PROBLEM STATEMENT.
Quote all of the data exactly as given. Skip every picture it contains.

Begin

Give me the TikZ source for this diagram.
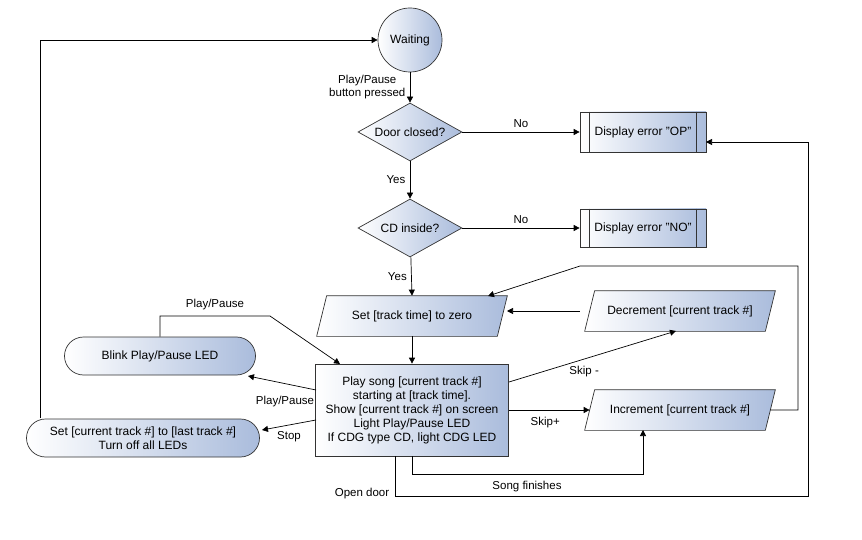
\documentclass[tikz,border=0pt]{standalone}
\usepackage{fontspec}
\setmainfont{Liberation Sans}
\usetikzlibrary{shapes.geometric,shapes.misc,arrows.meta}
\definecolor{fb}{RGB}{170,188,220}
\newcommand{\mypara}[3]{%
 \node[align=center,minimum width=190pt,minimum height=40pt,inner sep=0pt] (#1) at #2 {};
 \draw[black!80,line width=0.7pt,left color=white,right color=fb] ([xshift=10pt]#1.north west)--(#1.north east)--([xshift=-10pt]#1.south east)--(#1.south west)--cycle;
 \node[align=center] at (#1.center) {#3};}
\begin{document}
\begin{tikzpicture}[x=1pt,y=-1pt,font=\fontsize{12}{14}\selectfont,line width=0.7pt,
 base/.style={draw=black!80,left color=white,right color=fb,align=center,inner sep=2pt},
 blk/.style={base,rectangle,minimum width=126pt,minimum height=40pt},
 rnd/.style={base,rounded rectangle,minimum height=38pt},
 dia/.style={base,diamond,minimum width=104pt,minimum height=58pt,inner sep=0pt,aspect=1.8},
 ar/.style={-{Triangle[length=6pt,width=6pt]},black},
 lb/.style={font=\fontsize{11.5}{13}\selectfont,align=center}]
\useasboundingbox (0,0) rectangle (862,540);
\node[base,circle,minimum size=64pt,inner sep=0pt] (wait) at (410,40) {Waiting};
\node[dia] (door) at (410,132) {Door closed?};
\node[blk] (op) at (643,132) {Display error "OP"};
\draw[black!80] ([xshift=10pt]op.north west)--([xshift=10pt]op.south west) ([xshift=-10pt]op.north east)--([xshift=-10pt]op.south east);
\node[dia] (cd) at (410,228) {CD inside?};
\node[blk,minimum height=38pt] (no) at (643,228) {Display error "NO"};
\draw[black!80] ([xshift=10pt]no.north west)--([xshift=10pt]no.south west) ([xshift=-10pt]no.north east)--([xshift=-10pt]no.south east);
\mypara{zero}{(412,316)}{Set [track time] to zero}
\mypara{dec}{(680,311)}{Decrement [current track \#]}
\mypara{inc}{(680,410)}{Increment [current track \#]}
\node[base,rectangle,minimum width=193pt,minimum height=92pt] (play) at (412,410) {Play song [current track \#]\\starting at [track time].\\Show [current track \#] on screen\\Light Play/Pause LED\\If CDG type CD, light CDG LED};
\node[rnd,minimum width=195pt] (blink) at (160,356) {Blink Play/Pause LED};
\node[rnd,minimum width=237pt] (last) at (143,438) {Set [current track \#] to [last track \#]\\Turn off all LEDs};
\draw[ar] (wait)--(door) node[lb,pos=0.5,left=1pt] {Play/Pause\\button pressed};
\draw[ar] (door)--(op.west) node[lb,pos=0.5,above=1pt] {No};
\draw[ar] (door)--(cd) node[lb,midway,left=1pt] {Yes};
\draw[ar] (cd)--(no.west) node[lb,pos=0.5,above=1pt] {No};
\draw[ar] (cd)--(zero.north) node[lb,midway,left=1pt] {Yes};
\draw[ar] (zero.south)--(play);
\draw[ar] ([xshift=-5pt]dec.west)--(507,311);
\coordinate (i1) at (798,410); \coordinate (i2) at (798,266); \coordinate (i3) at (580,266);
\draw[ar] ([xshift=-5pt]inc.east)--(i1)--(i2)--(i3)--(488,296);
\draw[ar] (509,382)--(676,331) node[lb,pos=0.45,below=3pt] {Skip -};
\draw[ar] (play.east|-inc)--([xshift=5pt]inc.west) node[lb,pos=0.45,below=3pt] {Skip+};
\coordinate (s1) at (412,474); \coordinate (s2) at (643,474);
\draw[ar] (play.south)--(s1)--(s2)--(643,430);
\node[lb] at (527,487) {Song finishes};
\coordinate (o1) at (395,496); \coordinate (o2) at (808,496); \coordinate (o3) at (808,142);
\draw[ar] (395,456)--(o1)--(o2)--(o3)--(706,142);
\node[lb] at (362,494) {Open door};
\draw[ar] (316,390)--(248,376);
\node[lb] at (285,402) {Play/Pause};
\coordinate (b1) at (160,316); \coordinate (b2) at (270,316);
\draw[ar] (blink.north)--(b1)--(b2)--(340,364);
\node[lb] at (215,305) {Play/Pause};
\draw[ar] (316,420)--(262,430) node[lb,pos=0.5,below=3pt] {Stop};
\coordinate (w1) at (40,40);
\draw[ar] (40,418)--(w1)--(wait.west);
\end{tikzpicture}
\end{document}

End

ANSWER TO THE PROBLEM.
Give me the TikZ source for this diagram.
\documentclass[tikz,border=0pt]{standalone}
\usepackage{fontspec}
\setmainfont{Liberation Sans}
\usetikzlibrary{shapes.geometric,shapes.misc,arrows.meta}
\definecolor{fb}{RGB}{170,188,220}
\newcommand{\mypara}[3]{%
 \node[align=center,minimum width=190pt,minimum height=40pt,inner sep=0pt] (#1) at #2 {};
 \draw[black!80,line width=0.7pt,left color=white,right color=fb] ([xshift=10pt]#1.north west)--(#1.north east)--([xshift=-10pt]#1.south east)--(#1.south west)--cycle;
 \node[align=center] at (#1.center) {#3};}
\begin{document}
\begin{tikzpicture}[x=1pt,y=-1pt,font=\fontsize{12}{14}\selectfont,line width=0.7pt,
 base/.style={draw=black!80,left color=white,right color=fb,align=center,inner sep=2pt},
 blk/.style={base,rectangle,minimum width=126pt,minimum height=40pt},
 rnd/.style={base,rounded rectangle,minimum height=38pt},
 dia/.style={base,diamond,minimum width=104pt,minimum height=58pt,inner sep=0pt,aspect=1.8},
 ar/.style={-{Triangle[length=6pt,width=6pt]},black},
 lb/.style={font=\fontsize{11.5}{13}\selectfont,align=center}]
\useasboundingbox (0,0) rectangle (862,540);
\node[base,circle,minimum size=64pt,inner sep=0pt] (wait) at (410,40) {Waiting};
\node[dia] (door) at (410,132) {Door closed?};
\node[blk] (op) at (643,132) {Display error "OP"};
\draw[black!80] ([xshift=10pt]op.north west)--([xshift=10pt]op.south west) ([xshift=-10pt]op.north east)--([xshift=-10pt]op.south east);
\node[dia] (cd) at (410,228) {CD inside?};
\node[blk,minimum height=38pt] (no) at (643,228) {Display error "NO"};
\draw[black!80] ([xshift=10pt]no.north west)--([xshift=10pt]no.south west) ([xshift=-10pt]no.north east)--([xshift=-10pt]no.south east);
\mypara{zero}{(412,316)}{Set [track time] to zero}
\mypara{dec}{(680,311)}{Decrement [current track \#]}
\mypara{inc}{(680,410)}{Increment [current track \#]}
\node[base,rectangle,minimum width=193pt,minimum height=92pt] (play) at (412,410) {Play song [current track \#]\\starting at [track time].\\Show [current track \#] on screen\\Light Play/Pause LED\\If CDG type CD, light CDG LED};
\node[rnd,minimum width=195pt] (blink) at (160,356) {Blink Play/Pause LED};
\node[rnd,minimum width=237pt] (last) at (143,438) {Set [current track \#] to [last track \#]\\Turn off all LEDs};
\draw[ar] (wait)--(door) node[lb,pos=0.5,left=1pt] {Play/Pause\\button pressed};
\draw[ar] (door)--(op.west) node[lb,pos=0.5,above=1pt] {No};
\draw[ar] (door)--(cd) node[lb,midway,left=1pt] {Yes};
\draw[ar] (cd)--(no.west) node[lb,pos=0.5,above=1pt] {No};
\draw[ar] (cd)--(zero.north) node[lb,midway,left=1pt] {Yes};
\draw[ar] (zero.south)--(play);
\draw[ar] ([xshift=-5pt]dec.west)--(507,311);
\coordinate (i1) at (798,410); \coordinate (i2) at (798,266); \coordinate (i3) at (580,266);
\draw[ar] ([xshift=-5pt]inc.east)--(i1)--(i2)--(i3)--(488,296);
\draw[ar] (509,382)--(676,331) node[lb,pos=0.45,below=3pt] {Skip -};
\draw[ar] (play.east|-inc)--([xshift=5pt]inc.west) node[lb,pos=0.45,below=3pt] {Skip+};
\coordinate (s1) at (412,474); \coordinate (s2) at (643,474);
\draw[ar] (play.south)--(s1)--(s2)--(643,430);
\node[lb] at (527,487) {Song finishes};
\coordinate (o1) at (395,496); \coordinate (o2) at (808,496); \coordinate (o3) at (808,142);
\draw[ar] (395,456)--(o1)--(o2)--(o3)--(706,142);
\node[lb] at (362,494) {Open door};
\draw[ar] (316,390)--(248,376);
\node[lb] at (285,402) {Play/Pause};
\coordinate (b1) at (160,316); \coordinate (b2) at (270,316);
\draw[ar] (blink.north)--(b1)--(b2)--(340,364);
\node[lb] at (215,305) {Play/Pause};
\draw[ar] (316,420)--(262,430) node[lb,pos=0.5,below=3pt] {Stop};
\coordinate (w1) at (40,40);
\draw[ar] (40,418)--(w1)--(wait.west);
\end{tikzpicture}
\end{document}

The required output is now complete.